I think that no matter what report CAP or any other Washington think-tank issues, the most crucial players in all of this (Chinese government officials) won't really take heed.

In fact, I highly doubt if the native Chinese (too busy finding a way to survive and find meaningful career paths in an economically-modernizing society complicated by money, power, and connections) or overseas Chinese (oftentimes exchange students too busy pursuing high-paying/stable jobs abroad as a means of justifying the high price of their education) would care much either. Every Chinese exchange student I've talked to seems bent on getting a job first, and simply acknowledging that "yea there are problems over there but hey it's not going to get fixed anytime soon". At first it was hard for me to accept such an attitude as huaqiao but I came to realize that they do have their reasons.

In the end I think such reports are not successful in bringing about significant social change in China because 1) even if the US government acts upon it it is unlikely that the Chinese government will respond, and 2) the Chinese government likely does not care much about what these reports say in the first place.
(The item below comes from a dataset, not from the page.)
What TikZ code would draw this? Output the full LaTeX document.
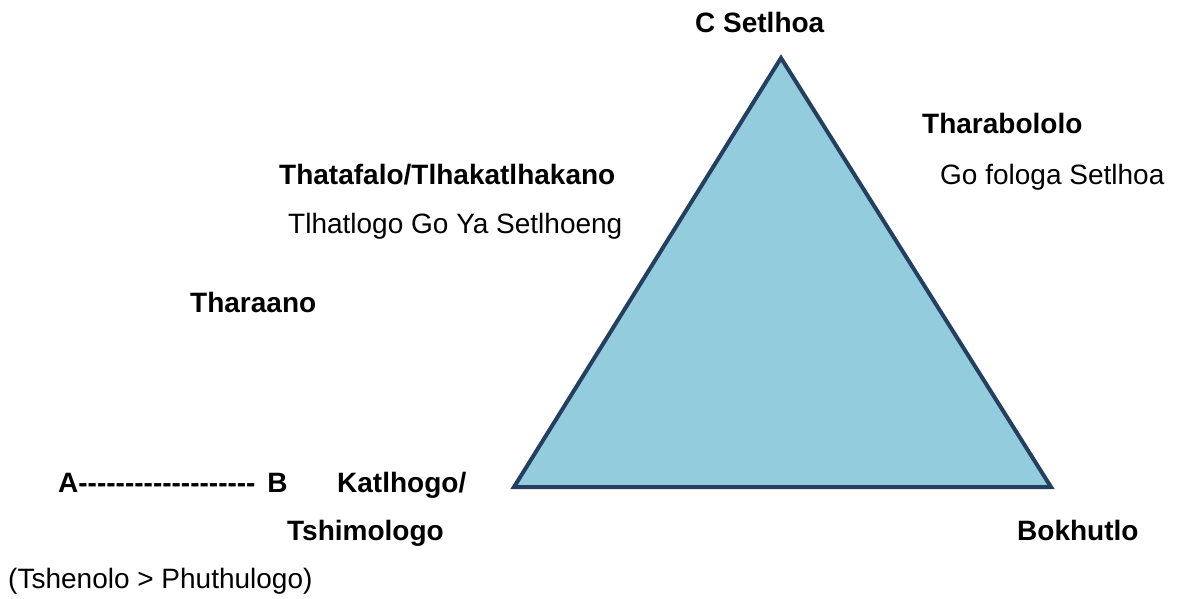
\documentclass[tikz,border=0pt]{standalone}
\usepackage{fontspec}
\setmainfont{Liberation Sans}
\definecolor{trifill}{HTML}{93CDDD}
\definecolor{triline}{HTML}{243F60}
\newcommand\hy{-\kern0pt}
\begin{document}
\begin{tikzpicture}[x=1pt,y=-1pt,
  lbl/.style={anchor=base west,inner sep=0pt,font=\fontsize{28}{30}\selectfont\bfseries},
  txt/.style={anchor=base west,inner sep=0pt,font=\fontsize{28}{30}\selectfont}]
\useasboundingbox (0,0) rectangle (1184,598);
\coordinate (apex) at (781,58);
\coordinate (bl) at (514,487);
\coordinate (br) at (1051,487);
\draw[triline,fill=trifill,line width=4pt,line join=miter] (apex) -- (br) -- (bl) -- cycle;
\node[lbl] (c) at (695,32) {C Setlhoa};
\node[lbl] (thara) at (922,133) {Tharabololo};
\node[txt] (go) at (940,184) {Go fologa Setlhoa};
\node[lbl] (thata) at (279,184) {Thatafalo/Tlhakatlhakano};
\node[txt] (tlh) at (288,233) {Tlhatlogo Go Ya Setlhoeng};
\node[lbl] (tharaano) at (190,312) {Tharaano};
\node[lbl] (ab) at (58,492) {A\hy\hy\hy\hy\hy\hy\hy\hy\hy\hy\hy\hy\hy\hy\hy\hy\hy\hy\hy\kern4pt{} B};
\node[lbl] (kat) at (337,492) {Katlhogo/};
\node[lbl] (tsh) at (287,540) {Tshimologo};
\node[lbl] (bok) at (1017,540) {Bokhutlo};
\node[txt] (phu) at (8,588) {(Tshenolo > Phuthulogo)};
\end{tikzpicture}
\end{document}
My solution for salvaging the future of China is to strengthen its legal system. Anecdotal evidence suggests that corruption is less embedded in police and local law enforcement than it is in local/regional government offices. Thus a stronger legal system (supported by an increasing number of lawyers) would serve as the foundation to allow China to solve many of its own problems, just like it has in the past.

Anonymous said...

I agree that strengthening the legal system in China is vitally important. I would say, though, that this strengthening needs to work in tandem with other changes. There needs to be pressure for social reform, for example.

In fact, I think in many countries the legal system has changed precisely because it had to deal with new demands from people who had previously been excluded from the political process (or were being excluded and were demanding in).

I agree there's plenty of apathy in China, as in a lot of countries. And reports don't add up to all that much. At least, perhaps, we can start conversations.